CUDA Driver API나 Runtime API는 원칙적으로 하나의 GPU를 사용하여
하나의 GPU내의 멀티쓰레드를 사용하도록 설계되어 있다. 이러한 제어의 관리를 컨텍스트 라고 지칭해도 될 지 모르겠지만
이러한 기본 컨텍스트는 1번 GPU를 사용하도록 되어있고,
Runtime API 쪽에서는 cudaSetDevice (int device) 라는 함수로 특정 GPU를 사용하도록 제한할 수 있다.
하지만 Driver API에는 이러한 함수가 존재하지 않으므로
직접 Handle을 이용하여 openMP 나 thread 등을 이용하여 직접 여러개의 CPU 쓰레드를 이용하여
GPU를 여러개 동시에 가동시키는 방법을 사용하는 것으로 보여진다.
8.2 Multi-GPU Programming
In order to issue work to a GPU, a context is established between a CPU thread and the GPU. Only one context can be active on GPU at a time. Similarly, a CPU thread can have one active context at a time. A context is established during the program’s first call to a function that changes state (such as cudaMalloc(), etc.), so one can force the creation of a context by calling cudaFree(0). Note that a context is created on GPU 0 by default, unless another GPU is selected explicitly prior to context creation with a cudaSetDevice() call. Context is destroyed either with a cudaThreadExit() call, or when the controlling CPU thread exits.

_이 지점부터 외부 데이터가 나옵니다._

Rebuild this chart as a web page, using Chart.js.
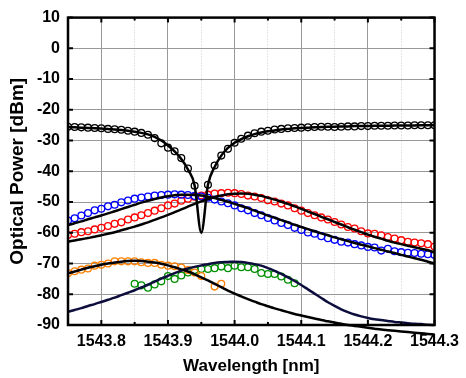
<!DOCTYPE html>
<html>
<head>
<meta charset="utf-8">
<script src="https://cdn.jsdelivr.net/npm/chart.js@4"></script>
<style>
  body { margin: 0; background: #fff; }
  canvas { display: block; }
</style>
</head>
<body>
<canvas id="myChart" width="466" height="378"></canvas>
<script>
// wavelength grid [nm]
const wavelength = [
  1543.75, 1543.76, 1543.77, 1543.78, 1543.79, 1543.80, 1543.81, 1543.82,
  1543.83, 1543.84, 1543.85, 1543.86, 1543.87, 1543.88, 1543.89, 1543.90,
  1543.91, 1543.92, 1543.93, 1543.94, 1543.95, 1543.96, 1543.97, 1543.98,
  1543.99, 1544.00, 1544.01, 1544.02, 1544.03, 1544.04, 1544.05, 1544.06,
  1544.07, 1544.08, 1544.09, 1544.10, 1544.11, 1544.12, 1544.13, 1544.14,
  1544.15, 1544.16, 1544.17, 1544.18, 1544.19, 1544.20, 1544.21, 1544.22,
  1544.23, 1544.24, 1544.25, 1544.26, 1544.27, 1544.28, 1544.29, 1544.30
];

// measured (circles) [dBm]
const notchMeas = [
  -25.5, -25.6, -25.7, -25.8, -25.9, -26.0, -26.2, -26.3, -26.5, -26.8,
  -27.1, -27.5, -28.1, -29.2, -30.9, -32.3, -33.5, -35.7, -39.1, -44.7,
  null, -44.4, -38.1, -34.9, -32.7, -30.7, -29.4, -28.4, -27.6, -27.1,
  -26.8, -26.4, -26.2, -26.0, -25.9, -25.8, -25.7, -25.6, -25.5, -25.5,
  -25.6, -25.5, -25.4, -25.4, -25.3, -25.3, -25.2, -25.2, -25.2, -25.1,
  -25.1, -25.1, -25.0, -25.0, -25.0, -25.0
];
const blueMeas = [
  -56.0, -55.3, -54.4, -53.6, -52.7, -52.2, -51.4, -50.9, -50.1, -49.5,
  -48.9, -48.5, -48.2, -47.9, -47.7, -47.6, -47.5, -47.6, -47.7, -48.0,
  -48.2, -48.6, -49.2, -49.8, -50.4, -51.1, -52.0, -52.7, -53.6, -54.3,
  -55.2, -56.0, -56.8, -57.5, -58.4, -59.1, -59.9, -60.3, -61.1, -61.8,
  -62.3, -62.9, -63.2, -63.7, -64.1, -64.6, -64.8, -65.8, -65.2, -66.0,
  -66.3, -66.5, -66.6, -66.8, -67.0, -67.2
];
const redMeas = [
  -60.7, -60.3, -59.8, -59.5, -58.9, -58.4, -57.8, -57.1, -56.6, -55.7,
  -55.0, -54.3, -53.6, -52.8, -52.0, -51.1, -50.5, -49.6, -48.9, -48.3,
  -47.9, -47.6, -47.2, -47.1, -47.0, -47.1, -47.4, -47.9, -48.2, -48.7,
  -49.4, -49.8, -50.5, -51.1, -52.0, -52.8, -53.6, -54.3, -55.0, -55.7,
  -56.5, -57.3, -58.1, -58.6, -59.5, -60.2, -60.3, -60.8, -61.4, -61.9,
  -62.4, -62.9, -63.2, -63.4, -63.7, -64.5
];
const orangeMeas = [
  -73.2, -72.5, -72.0, -71.6, -70.7, -70.4, -70.0, -69.3, -69.3, -69.3,
  -69.3, -69.6, -69.8, -69.8, -70.4, -70.7, -70.9, -71.3, -72.1, -72.9,
  -74.1, null, -77.5, -76.6
];
const greenMeas = [
  null, null, null, null, null, null, null, null, null, null,
  -76.6, -77.1, -77.9, -76.8, -75.8, -74.1, -75.0, -73.9, -72.9, -72.1,
  -71.8, -71.8, -71.5, -71.0, -71.5, -70.7, -71.2, -71.2, -71.8, -73.1,
  -73.4, -73.4, -74.2, -75.3, -76.4
];

// fitted curves (lines) [dBm]
const notchFit = [
  -25.6, -25.7, -25.8, -25.9, -26.0, -26.1, -26.2, -26.4, -26.6, -26.8,
  -27.1, -27.5, -28.0, -28.8, -30.0, -31.6, -33.5, -36.0, -39.4, -44.6,
  -60.0, -44.4, -38.6, -34.9, -32.4, -30.7, -29.5, -28.6, -27.9, -27.4,
  -27.0, -26.7, -26.4, -26.2, -26.0, -25.9, -25.8, -25.7, -25.6, -25.5,
  -25.5, -25.4, -25.4, -25.3, -25.3, -25.3, -25.2, -25.2, -25.2, -25.1,
  -25.1, -25.1, -25.1, -25.0, -25.0, -25.0
];
const blueFit = [
  -57.5, -56.9, -56.3, -55.6, -55.0, -54.4, -53.7, -53.0, -52.3, -51.6,
  -50.9, -50.2, -49.6, -49.0, -48.5, -48.1, -47.8, -47.6, -47.6, -47.7,
  -47.9, -48.3, -48.7, -49.3, -49.9, -50.6, -51.3, -52.0, -52.8, -53.6,
  -54.4, -55.1, -55.9, -56.6, -57.4, -58.1, -58.8, -59.5, -60.2, -60.8,
  -61.5, -62.1, -62.7, -63.3, -63.9, -64.4, -65.0, -65.5, -66.1, -66.6,
  -67.2, -67.7, -68.3, -68.8, -69.4, -70.0
];
const redFit = [
  -62.9, -62.5, -62.1, -61.7, -61.3, -60.8, -60.3, -59.8, -59.2, -58.6,
  -58.0, -57.3, -56.6, -55.8, -55.0, -54.2, -53.3, -52.4, -51.5, -50.6,
  -49.8, -49.1, -48.4, -47.9, -47.5, -47.3, -47.2, -47.3, -47.6, -48.0,
  -48.6, -49.2, -49.9, -50.6, -51.4, -52.2, -53.1, -53.9, -54.8, -55.6,
  -56.5, -57.3, -58.2, -59.0, -59.8, -60.6, -61.3, -61.9, -62.6, -63.2,
  -63.7, -64.2, -64.7, -65.2, -65.7, -66.4
];
const orangeFit = [
  -73.2, -72.6, -72.0, -71.4, -70.9, -70.4, -70.0, -69.7, -69.4, -69.2,
  -69.1, -69.2, -69.4, -69.7, -70.1, -70.6, -71.2, -71.9, -72.6, -73.5,
  -74.5, -75.5, -76.6, -77.7, -78.8, -79.8, -80.7, -81.6, -82.4, -83.2,
  -83.9, -84.6, -85.2, -85.8, -86.4, -86.9, -87.4, -87.9, -88.4, -88.8,
  -89.2, -89.6, -90.0, -90.3, -90.6, -90.9, -91.2, -91.5, -91.7, -91.9,
  -92.1, -92.3, -92.5, -92.7, -92.9, -93.1
];
const greenFit = [
  -85.7, -85.1, -84.5, -83.8, -83.2, -82.5, -81.8, -81.1, -80.3, -79.5,
  -78.7, -77.8, -76.9, -75.9, -74.9, -74.0, -73.1, -72.3, -71.6, -71.1,
  -70.6, -70.2, -69.8, -69.6, -69.5, -69.4, -69.5, -69.8, -70.2, -70.7,
  -71.5, -72.4, -73.4, -74.5, -75.7, -77.0, -78.4, -79.8, -81.2, -82.6,
  -83.8, -84.9, -85.8, -86.6, -87.2, -87.7, -88.1, -88.4, -88.7, -89.0,
  -89.2, -89.4, -89.6, -89.7, -89.9, -90.0
];

// axis ticks
const xMajorTicks = [1543.8, 1543.9, 1544.0, 1544.1, 1544.2, 1544.3];
const xMinorTicks = [1543.75, 1543.85, 1543.95, 1544.05, 1544.15, 1544.25];
const yMajorTicks = [10, 0, -10, -20, -30, -40, -50, -60, -70, -80, -90];

function toPoints(ys) {
  const pts = [];
  ys.forEach((y, i) => {
    pts.push({ x: wavelength[i], y: y });
  });
  return pts;
}

function isMajorX(v) {
  return xMajorTicks.some(t => Math.abs(t - v) < 1e-6);
}
function isMajorY(v) {
  return yMajorTicks.indexOf(Math.round(v)) !== -1;
}

function circles(ys, color) {
  return {
    data: toPoints(ys),
    showLine: false,
    pointRadius: 3.4,
    pointBorderWidth: 1.3,
    pointBorderColor: color,
    pointBackgroundColor: "rgba(0,0,0,0)",
    order: 2
  };
}
function fitLine(ys, color) {
  return {
    data: toPoints(ys),
    showLine: true,
    borderColor: color,
    borderWidth: 2.5,
    pointRadius: 0,
    cubicInterpolationMode: "monotone",
    clip: false,
    order: 1
  };
}

// inward tick marks + frame
const frameTicks = {
  id: "frameTicks",
  afterDraw(chart) {
    const { ctx, chartArea: a, scales } = chart;
    ctx.save();
    ctx.strokeStyle = "#000";
    ctx.lineWidth = 2;
    scales.x.ticks.forEach(t => {
      const px = scales.x.getPixelForValue(t.value);
      const len = isMajorX(t.value) ? 5 : 3;
      ctx.beginPath();
      ctx.moveTo(px, a.bottom); ctx.lineTo(px, a.bottom - len);
      ctx.moveTo(px, a.top); ctx.lineTo(px, a.top + len);
      ctx.stroke();
    });
    scales.y.ticks.forEach(t => {
      const py = scales.y.getPixelForValue(t.value);
      const len = isMajorY(t.value) ? 5 : 3;
      ctx.beginPath();
      ctx.moveTo(a.left, py); ctx.lineTo(a.left + len, py);
      ctx.moveTo(a.right, py); ctx.lineTo(a.right - len, py);
      ctx.stroke();
    });
    ctx.lineWidth = 2.5;
    ctx.strokeRect(a.left, a.top, a.right - a.left, a.bottom - a.top);
    ctx.restore();
  }
};

Chart.defaults.font.family = "'Liberation Sans', Arial, sans-serif";
Chart.defaults.font.weight = "bold";
Chart.defaults.color = "#000";

const statsChart = document.getElementById("myChart");
new Chart(statsChart, {
  type: "scatter",
  data: {
    datasets: [
      fitLine(notchFit, "#000000"),
      fitLine(blueFit, "#000000"),
      fitLine(redFit, "#000000"),
      fitLine(orangeFit, "#000000"),
      fitLine(greenFit, "#0d0d3d"),
      circles(notchMeas, "#000000"),
      circles(blueMeas, "#0000ff"),
      circles(redMeas, "#ff0000"),
      circles(orangeMeas, "#ff8000"),
      circles(greenMeas, "#009000")
    ]
  },
  options: {
    responsive: false,
    animation: false,
    layout: { padding: { left: 0, top: 14, right: 27, bottom: 0 } },
    plugins: { legend: { display: false }, tooltip: { enabled: false } },
    scales: {
      x: {
        type: "linear",
        min: 1543.75,
        max: 1544.3,
        afterBuildTicks: scale => {
          scale.ticks = xMinorTicks.concat(xMajorTicks)
            .sort((a, b) => a - b)
            .map(v => ({ value: v }));
        },
        afterFit: scale => { scale.height = 53; },
        ticks: {
          autoSkip: false,
          maxRotation: 0,
          padding: 7,
          font: { size: 16, weight: "bold" },
          callback: v => (isMajorX(v) ? v.toFixed(1) : "")
        },
        grid: {
          drawTicks: false,
          color: ctx => (ctx.tick && isMajorX(ctx.tick.value) ? "#999999" : "#cccccc"),
          lineWidth: 1
        },
        border: {
          display: false,
          dash: ctx => (ctx.type === "tick" && !isMajorX(ctx.tick.value) ? [1, 2] : [])
        },
        title: {
          display: true,
          text: "Wavelength [nm]",
          font: { size: 17, weight: "bold", lineHeight: 1.2 },
          padding: { top: 0, bottom: 1 }
        }
      },
      y: {
        min: -90,
        max: 10,
        afterFit: scale => { scale.width = 68; },
        ticks: {
          stepSize: 5,
          padding: 8,
          font: { size: 16, weight: "bold" },
          callback: v => (isMajorY(v) ? String(v) : "")
        },
        grid: {
          drawTicks: false,
          color: ctx => (ctx.tick && isMajorY(ctx.tick.value) ? "#999999" : "#cccccc"),
          lineWidth: 1
        },
        border: {
          display: false,
          dash: ctx => (ctx.type === "tick" && !isMajorY(ctx.tick.value) ? [1, 2] : [])
        },
        title: {
          display: true,
          text: "Optical Power [dBm]",
          font: { size: 19, weight: "bold", lineHeight: 1.2 },
          padding: { top: 6, bottom: 0 }
        }
      }
    }
  },
  plugins: [frameTicks]
});
</script>
</body>
</html>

CUDA driver API allows a single CPU thread to manage multiple contexts (and therefore multiple GPUs) by pushing/popping contexts. In the remainder of the document we will focus on CUDA runtime API, which currently allows strictly one context per CPU thread.
In order to issue work to p GPUs concurrently, a program needs p CPU threads, each with its own context. Threads can be lightweight (pthreads, OpenMP, etc.) or heavyweight (MPI). Note that any CPU multi-threading or message-passing API or library can be used, as CPU thread management is completely orthogonal to CUDA.
For example, one can add GPU processing to an existing MPI application by porting the compute-intensive portions of the code without changing the communication structure.
Even though a GPU can execute calls from one context at a time, it can belong to multiple contexts. For example, it is possible for several CPU threads to establish contexts with the same GPU. This allows developing multi-GPU applications on a single GPU. GPU driver manages GPU switching between the contexts, as well as
partitioning memory among the contexts (GPU memory allocated in one context cannot be accessed from another context).
[출처 : CUDA_C_Best_Practices_Guide.pdf / Chapter 8]
|
CUDA Toolkit SDK의 예제는 threadMigration를 참조하면 될 듯
/******************************************************************************
*
* Module: threadMigration.cpp
*
* Description:
* Simple sample demonstrating multi-GPU/multithread functionality using
* the CUDA Context Management API. This API allows the a CUDA context to be
* associated with a CPU process. CUDA Contexts have a one-to-one correspondence
* with host threads. A host thread may have only one device context current
* at a time.
*
* Refer to the CUDA programming guide 4.5.3.3 on Context Management
*
******************************************************************************/
|
MonteCarloMultiGPU 예제에도 cutil 을 이용한 예제가 존재하는 것으로 보인다.
//Start CPU thread for each GPU
for(gpuIndex = 0; gpuIndex < GPU_N; gpuIndex++)
threadID[gpuIndex] = cutStartThread((CUT_THREADROUTINE)solverThread, &optionSolver[gpuIndex]);
printf("main(): waiting for GPU results...\n");
cutWaitForThreads(threadID, GPU_N);
|
cutStartThread는 multithreading.h 에 포함되어 있는 녀석이다.
#if _WIN32
//Create thread
CUTThread cutStartThread(CUT_THREADROUTINE func, void *data){
return CreateThread(NULL, 0, (LPTHREAD_START_ROUTINE)func, data, 0, NULL);
}
#endif
|
그리고 이런식으로 해당 OS의 Thread로 연결되어 있다.